Like magicians using sleight of hand, the Lords of Baseball played a round of "now-you-see-them-now-you-don't" with the Washington Senators in 1960, and then added a "now-you-see-them-again" to finish the trick.
Washington DC owned one of the American League's six original franchises, but after years of losing seasons, the fan base became disinterested and distracted. Owner Calvin Griffith saw greener pastures to the west and moved his franchise to Minnesota in 1960.
Knowing that lawmakers on Capitol Hill were not happy with a situation in which the national pastime would not be played in the national capital (the same lawmakers who decided whether baseball was exempt from antitrust laws) the Lords of the game awarded an expansion franchises to Washington right after Griffith departed with his team.
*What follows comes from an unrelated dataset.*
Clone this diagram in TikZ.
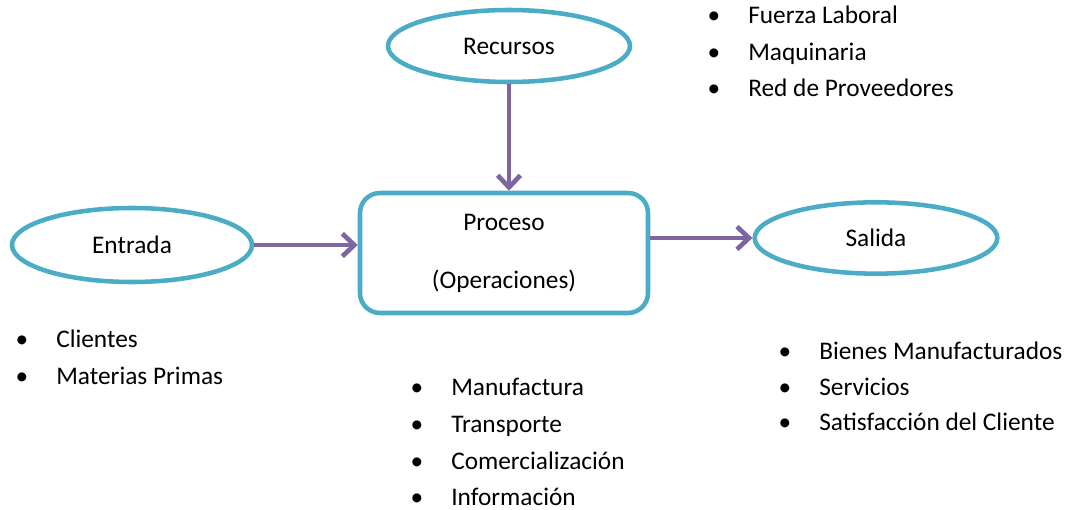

The second generation of Washington Senators picked up right where their predecessors left off, losing their first-ever game to the White Sox 4-3 on April 10, 1961 at Griffith Stadium. As the decade progressed, fans and lawmakers alike must have wondered why they wanted the Senators back. In their first four years, this edition of the Senators lost 100, 101, 106, and 105 games. In the next few seasons they were able to climb to the middle of the pack and when they hired Ted Williams to manage the team in 1969, they hit their high water mark with an 86-76 record and fourth place. They returned to their losing ways in 1970-71.
The only excitement for the franchise was the slugging of big Frank Howard, who had one of his best years for the 1969 team with forty-eight home runs, one-hundred eleven runs batted in and a .296 average. Howard hit over forty homers in 1968 and 1970 as well. While Howard was slugging and Williams was managing, new owner Bob Short (he bought the club in 1968) was being wooed by the city fathers of Dallas-Ft. Worth, Texas. Baseball had seriously looked at this area for its 1969 expansion, but decided to go elsewhere.